ECE 457C: Reinforcement Learning

Mark Crowley

Estimated study time: 5 minutes

Table of contents

Sources and References

Equivalent UW courses — CS 486/686 (Introduction to Artificial Intelligence), CS 885 (Reinforcement Learning) Primary textbook — Richard S. Sutton and Andrew G. Barto, Reinforcement Learning: An Introduction, 2nd edition, MIT Press, 2018 Supplementary references — Dimitrakakis and Ortner, Decision Making Under Uncertainty and Reinforcement Learning; Ghavamzadeh et al., Bayesian Reinforcement Learning: A Survey, 2016

Equivalent UW Courses

ECE 457C lines up most closely with CS 885 (Pascal Poupart’s reinforcement-learning course) — both work through the Sutton and Barto textbook and cover MDPs, dynamic programming, TD methods, function approximation, and deep RL. CS 486/686 is the cross-listed undergrad/grad intro-to-AI course (one course, two numbers) and touches MDPs and basic RL in one or two lectures inside a much broader survey of search, logic, probability, Bayes nets, and ML, so it overlaps ECE 457C only at the MDP/RL segment. In practice ECE 457C gives engineering undergraduates a CS 885-style experience tuned for an undergraduate workload.

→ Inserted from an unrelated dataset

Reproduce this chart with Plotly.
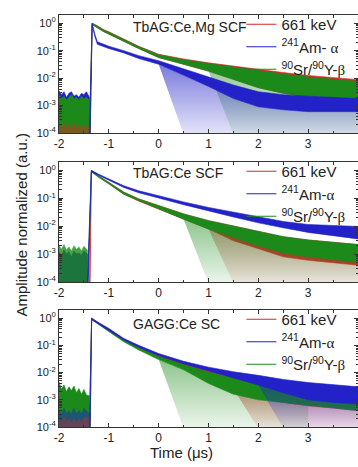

What This Course Adds Beyond the Equivalents

Compared with CS 486/686, ECE 457C goes much deeper into RL specifically — it is not a broad AI survey, and the assignments force students to implement SARSA, Q-learning, DQN, and policy-gradient methods in Python rather than just discussing them. The course also explicitly makes the connection to control theory, which is natural for ECE students and less emphasized in the CS equivalents. What it omits relative to CS 885 is the research-paper reading component and some of the more theoretical material (PAC bounds, convergence proofs in detail, bandit regret analysis), and unlike CS 486/686 it does not cover logic, knowledge representation, or classical search.

Topic Summary

Motivation and Probability Review

Why reasoning under uncertainty matters; the place of RL inside machine learning and AI; a quick refresher on probability, expectation, and conditional distributions. Sets up the vocabulary for everything that follows.

Multi-Armed Bandits

Exploration versus exploitation in the simplest non-trivial setting, with epsilon-greedy, UCB, and Thompson sampling. Bandits are MDPs without state, and the regret framework introduced here recurs throughout RL.

Markov Decision Processes

An MDP is the tuple \( (S, A, P, R, \gamma) \) with transition probabilities \( P(s' \mid s, a) \) and reward function \( R(s, a) \). The discounted return and the value function \( V^{\pi}(s) \) are the central objects of study.

Solving MDPs: Bellman Equations and DP

The Bellman expectation and optimality equations express \( V^{*} \) as a fixed point, and value iteration and policy iteration are the two canonical dynamic-programming solvers. Connection to control theory (LQR, Bellman’s principle of optimality) is made explicit.

SARSA and Q-Learning

Model-free TD control: SARSA is on-policy, Q-learning is off-policy, and both update

\[ Q(s, a) \leftarrow Q(s, a) + \alpha\bigl[r + \gamma \max_{a'} Q(s', a') - Q(s, a)\bigr] \]

from single transitions. These are the workhorses of tabular RL.

Temporal Difference Learning with Eligibility Traces

TD(\(\lambda\)) and eligibility traces interpolate between one-step TD and full Monte Carlo returns, trading bias against variance. Gives a unified view of the return-estimation spectrum.

State Representation and Value Function Approximation

When \( S \) is too large to tabulate, \( V \) and \( Q \) are approximated by parametric functions trained with stochastic gradient descent. Linear features first, then neural networks.

Neural Network Basics

Fully connected MLPs, backpropagation, CNNs and LSTMs, and regularization. Reviewed only enough to support deep-RL methods later.

Deep Q-Networks

DQN replaces the Q-table with a neural network and stabilises training with experience replay and a target network. The Atari results that launched modern deep RL are the motivating example.

Policy Gradients and Actor-Critic

REINFORCE estimates \( \nabla_\theta J(\theta) = \mathbb{E}[\nabla_\theta \log \pi_\theta(a\mid s)\, Q^{\pi}(s,a)] \), and actor-critic methods reduce variance by learning a value baseline. Opens the door to continuous-action RL.

Advanced Algorithm Variants

A3C, A2C, DPG, DDPG, TRPO, PPO, SAC, and decision transformers as points in the design space of modern deep RL. Students see why there is no single winner.

Monte Carlo Tree Search

MCTS as an anytime planning algorithm for (PO)MDPs, and the AlphaGo/AlphaZero architecture that combines MCTS with learned value and policy networks. Ties planning and learning together.

Human Preference and Moral Reasoning

RLHF for large language models and the use of RL concepts in theories of human moral cognition. A short look at where the field is going beyond traditional control problems.